Lew Martell met Maria Sanchez when Nick was three years old. Lew married Maria when Nick was four, and legally adopted Nick as his own when he was five. Though they didn’t share blood, as far as Nick was concerned, Lew was his father in every way, and knew to the core of his soul that Lew felt the same way. Even a few years later, when Maria and Lew brought Nick two little sisters, he’d never been made to feel anything other than they were one hundred percent a family.
Yes, there was a blank space on Nick’s birth certificate where the biological father’s name should have been. Nick didn’t care. When he was eleven, and a middle school project about genealogy raised questions, Maria had sat her son down and explained the truth: She had gotten pregnant via a one-night stand when she was twenty. Drunk at a party, she’d made a foolish choice—but she was adamant that Nick knew she never thought of it as a mistake. That she took responsibility for her choice, that Nick had been a gift from God to her, and most of all, that she never regretted her decision to keep her baby.
Maria told her young son that she never even knew the man’s last name, which is why she hadn’t put one on the birth certificate. All she could tell Nick was he was white, probably some basic Anglo-Saxon mix, and he’d never known she was pregnant. Ashamed of her situation, she hadn’t tried to contact him. Maria had left her job and home in New York to live with relatives in Miami until Nick was born. When she met and fell in love with Lew, it had been another gift from God to her, and they built a family together, made a good life for their three kids.
Young Nick had been surprised, but didn’t give the news much thought. It did explain why even though Nick was proud to be Puerto Rican, there was something there that always felt . . . off. He’d heard some of his aunts whispering once when he was six years old, something about his white father, and he’d assumed it was about Lew . . . maybe not. Maybe his gut instincts had been strong even then. Also, his nose was too narrow, his hair was a little straighter, different from his mom and his relatives; and though he got as deep a tan as most of his relatives in the summer months, his skin just wasn’t quite the same rich dark gold as his mother’s.
So even at the young age of eleven, Nick was glad to know the truth about his conception because it helped some things make sense, things he felt that before he just couldn’t make sense of or verbalize. And knowing the truth . . . He’d pushed it into the recesses of his mind and went on with his life. It didn’t alter who he was. He had a dad who loved him. That’s all that mattered.
Now, as he walked up the front steps and unlocked the door to his parents’ house, it was his father he couldn’t wait to see the most. He knew his mom would be proud, but his dad would be bursting with it.
“Hello?” Nick called out as he stepped into the living room. The spicy aroma of his mother’s cooking wafted in the air, enticing and comforting him at the same time.

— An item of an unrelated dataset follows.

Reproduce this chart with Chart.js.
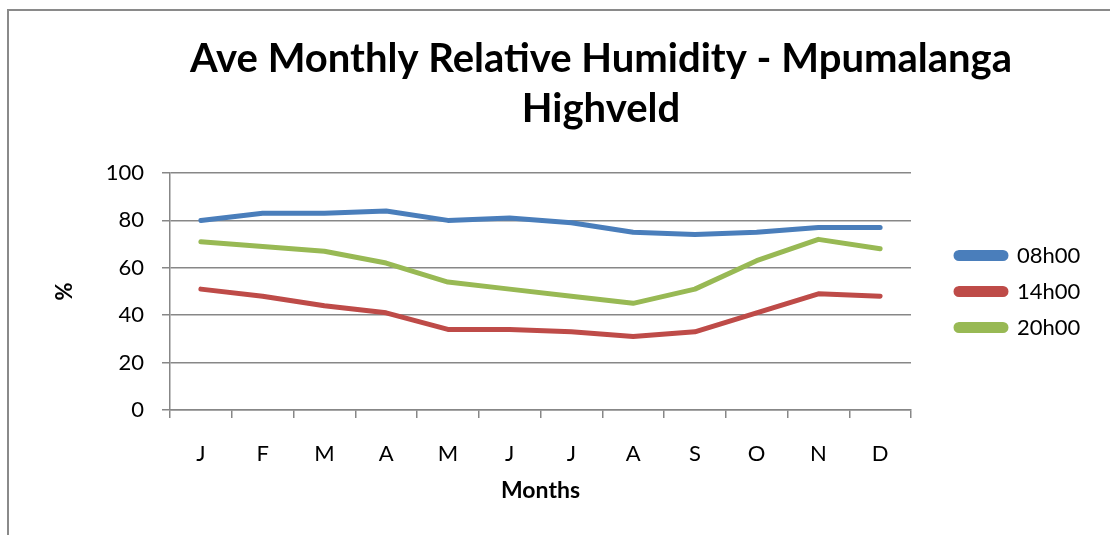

“Ah!” His mother came in, rushing to hug him. She leaned back to look up into his face and held his cheeks. “You look good, mijo! You need a shave, but your eyes are smiling.”
“I’m twenty-nine, Ma,” he grumbled, teasing back. “You ever gonna stop telling me when I need to clean up?”
“No.”
“I don’t shave on my days off. I take a break. I’ve told you this.”
She shrugged and made a disdainful face that clearly expressed her thoughts.
He just chuckled. Her dry sass was one of the things he loved most about her.
“So what’s the big news?” she asked, her features brightening again. “I can’t wait to hear whatever you’re here to tell us. And I’m glad you asked for a family dinner to share it, so I get to see you.”
Nick rolled his eyes. He faithfully came for a family dinner every other Sunday. “Like you don’t see me. I come by!”
“Not enough.”
He groaned and nudged her gently with his elbow. “Admit it, you’re just happy to have an excuse to cook something special.”
“You said you had really big news, so yeah . . . I might’ve made one of your very favorites.”